The Day Updike Left Me Speechless
All I learned about networking I learned from John Updike’s pants.
Pants and a very annoying bird, to be exact… The pants were pink plaid, the bird a phoebe. As I stood before this author-of-greatness, chatting robotically about what sort of bird was nesting underneath the eaves of his porch, all I could think about were his pants. They were a crazy shade of pink. Like, Jersey shore salt-water taffy pink. My mind was a disorganized jumble of nonsensical thought, staring at this man’s pink nether regions when I should have been like that damn bird.
Phoebes are little birds with big attitudes. They’re not afraid to speak up and scream their name: PHOE-BEEEE! They fly around with their mouths open catching tidbits on mid- wing and glutting themselves on the result. Their acrobatics get noticed. Their voices are heard So when John Updike smiled at me our little chance encounter, happy with the information I gave him about his phoebe; he left me behind banging my head and cursing my ineptitude for organized thought.
I had just sent out my first query letter, and here I had the chance to chat about writing with a Pulitzer winner, and I wanted to run like a damn rabbit. Pun intended. Never again. Granted, Mr. Updike probably appreciated not being hounded by a new writer, and in hindsight, I learned a valuable lesson. What was the point in keeping my writing secret? How would I ever learn to progress my career if I didn’t speak up?

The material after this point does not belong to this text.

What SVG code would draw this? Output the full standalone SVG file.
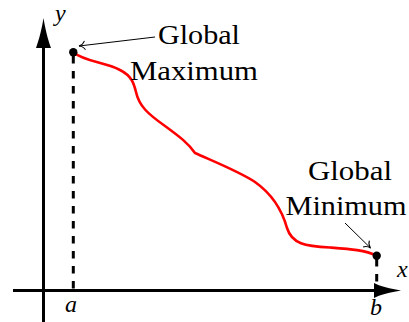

At this time I had been writing for a year, and no one knew. I knew networking was going to be a significant step in the business, but I was too scared to open my mouth and scream like that bloody bird. After learning a valuable lesson, and thinking I should grow a spine, I took my first networking plunge and called the president of a major New York publishing house. I had way to that top rung of the ladder. Here I was a new writer with an acquaintance in the business, one who I was on a first name basis with, and even he didn’t realize I was a writer. So I organized my thoughts, dialed his number and enjoyed a lengthy conversation where he told me, in polite terms, to scream like that blasted bird. Start marketing myself before I ever got published and I would be a leap ahead of the game.
He was right.
Why do unpublished writers hide in shadows cowering from industry professionals? The best thing an unpublished writer can learn is that published authors love to chat about their books and the journey into the trade. Owners of small presses are eager to discuss marketing. Presidents and CEO’s are not as unapproachable as one might think, and agents are on our side.

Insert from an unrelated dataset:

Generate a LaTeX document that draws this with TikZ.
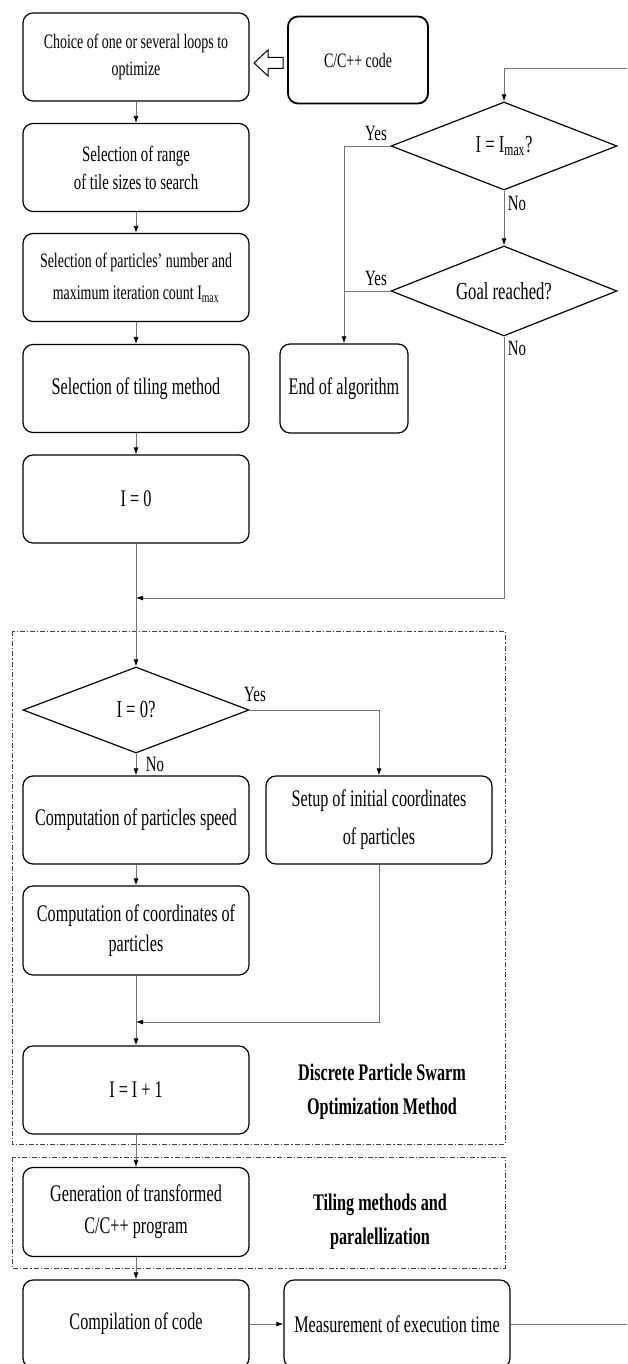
\documentclass[tikz,border=0pt]{standalone}
\usepackage{fontspec}
\setmainfont{Liberation Serif}[FakeStretch=0.68]
\usetikzlibrary{shapes.geometric,arrows.meta,calc}
\begin{document}
\begin{tikzpicture}[x=1pt,y=-1pt,
 box/.style={draw=black, line width=1.2pt, rounded corners=10pt, minimum width=226pt, minimum height=88pt, inner sep=0pt, align=center},
 dia/.style={draw=black, line width=1.2pt, diamond, aspect=3, minimum width=226pt, minimum height=88pt, inner sep=0pt, font=\fontsize{24.5}{26}\selectfont},
 conn/.style={draw=black!55, line width=0.8pt},
 arr/.style={conn, -{Latex[length=7pt,width=5pt,color=black]}},
 grp/.style={draw=black!75, line width=0.9pt, dash pattern=on 5pt off 2pt on 1.2pt off 2pt},
 lab/.style={font=\fontsize{21.8}{23}\selectfont, inner sep=0pt},
 fs/.style={font=\fontsize{20.5}{#1}\selectfont},
 fm/.style={font=\fontsize{21.8}{#1}\selectfont},
 fl/.style={font=\fontsize{23.8}{#1}\selectfont},
 grplab/.style={font=\fontsize{23.8}{34}\selectfont\bfseries, align=center, inner sep=0pt},
]
\useasboundingbox (0,0) rectangle (627,1364);
\clip (0,0) rectangle (627,1364);

% left column
\node[box, fs=27] (b1) at (136,57) {Choice of one or several loops to\\optimize};
\node[box, fm=28] (b2) at (136,167.5) {Selection of range\\of tile sizes to search};
\node[box, fs=32] (b3) at (136,277.5) {Selection of particles' number and\\maximum iteration count I\textsubscript{max}};
\node[box, fl=26] (b4) at (136,388.5) {Selection of tiling method};
\node[box, fl=26] (b5) at (136,499) {I = 0};

% code box
\node[box, line width=1.8pt, minimum width=140pt, minimum height=87pt, fs=26] (code) at (358,60) {C/C++ code};
\coordinate (hollow) at (268,63);
\draw[line width=1pt, fill=white] ($(hollow)+(-14,0)$) -- ($(hollow)+(0,-13)$) -- ($(hollow)+(0,-5.5)$) -- ($(hollow)+(15,-5.5)$) -- ($(hollow)+(15,5.5)$) -- ($(hollow)+(0,5.5)$) -- ($(hollow)+(0,13)$) -- cycle;

% right column decisions
\node[dia] (dmax) at (504,146) {I = I\textsubscript{max}?};
\node[dia, minimum height=90pt] (dgoal) at (504,291) {Goal reached?};
\node[box, minimum width=128pt, minimum height=89pt, fl=26] (end) at (344,388.5) {End of algorithm};

% DPSO group
\draw[grp] (12,631) rectangle (505,1144);
\node[dia, minimum height=86pt] (d0) at (136,710) {I = 0?};
\node[box, fl=26] (comp) at (136,820) {Computation of particles speed};
\node[box, fl=38] (setup) at (379,820) {Setup of initial coordinates\\of particles};
\node[box, minimum height=89pt, fl=30] (coord) at (136,930.5) {Computation of coordinates of\\particles};
\node[box, fl=26] (inc) at (136,1090) {I = I + 1};
\node[grplab] (g1) at (382,1092) {Discrete Particle Swarm\\Optimization Method};

% Tiling group
\draw[grp] (12,1157) rectangle (505,1268);
\node[box, minimum height=89pt, fl=32] (gen) at (136,1212) {Generation of transformed\\C/C++ program};
\node[grplab] (g2) at (380,1222) {Tiling methods and\\paralellization};

% bottom row
\node[box, fl=26] (compil) at (136,1324) {Compilation of code};
\node[box, fl=26] (meas) at (397,1324) {Measurement of execution time};

% coordinates
\coordinate (r1) at (630,68);
\coordinate (r2) at (630,1324);
\coordinate (j1) at (136,598);
\coordinate (j2) at (136,1022);

% connectors
\draw[arr] (b1) -- (b2);
\draw[arr] (b2) -- (b3);
\draw[arr] (b3) -- (b4);
\draw[arr] (b4) -- (b5);
\draw[arr] (b5) -- (d0);
\draw[arr] (r1) -| (dmax.north);
\draw[arr] (dmax.south) -- (dgoal.north);
\draw[arr] (dmax.west) -| (end.north);
\draw[conn] (dgoal.west) -- (end.north |- dgoal.west);
\draw[arr] (dgoal.south) |- (j1);
\draw[arr] (d0.south) -- (comp.north);
\draw[arr] (d0.east) -| (setup.north);
\draw[arr] (comp) -- (coord);
\draw[arr] (coord) -- (inc);
\draw[arr] (setup.south) |- (j2);
\draw[arr] (inc) -- (gen);
\draw[arr] (gen) -- (compil);
\draw[arr] (compil) -- (meas);
\draw[conn] (meas.east) -- (r2);

% labels
\node[lab] (y1) at (376,133) {Yes};
\node[lab] (n1) at (517,203) {No};
\node[lab] (y2) at (376,278) {Yes};
\node[lab] (n2) at (517,348) {No};
\node[lab] (y3) at (255,694) {Yes};
\node[lab] (n3) at (155,764) {No};
\end{tikzpicture}
\end{document}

So what’s the first step in learning how to network correctly? Understand your GMC’s and know how to roll them off your tongue. No matter who you chose to network with, introduce yourself and ask a well-constructed question that is not only specific to their house need but your writing career as well. Don’t give them a reason for not replying; wow them with your professionalism and drive to write. Find your favorite author and contact them. It may take some time, but they may respond. List your credentials. Toot your horn. Tell them something you admire about their writing and ask that specific question. It has never failed for me. The key there is presenting yourself as someone who understands where they are going with their career and are professional about doing so. It separates the writers from the fans.
Don’t limit yourself to authors or publishing professionals. Think outside the box. Do you have your blog up yet? Your website? Establish a following with an excellent blog, and you will establish readers. I started mine with the idea of being the punching bag and guinea pig for new writers who wanted to know the dirty details of trying to publish. I promised readers I would list every triumph and every failure. It seems like a million years ago now. I was like that bird, not afraid to shout my name and admit what I was doing. My blog led to my first full request by an agent.
All it takes to market yourself correctly as an unpublished writer is a bit of confidence and the understanding that those big-wig bestselling authors were once greenhorns too. No one will get in the way of your writing career but you.
And if you love pink pants, wear them with a smile.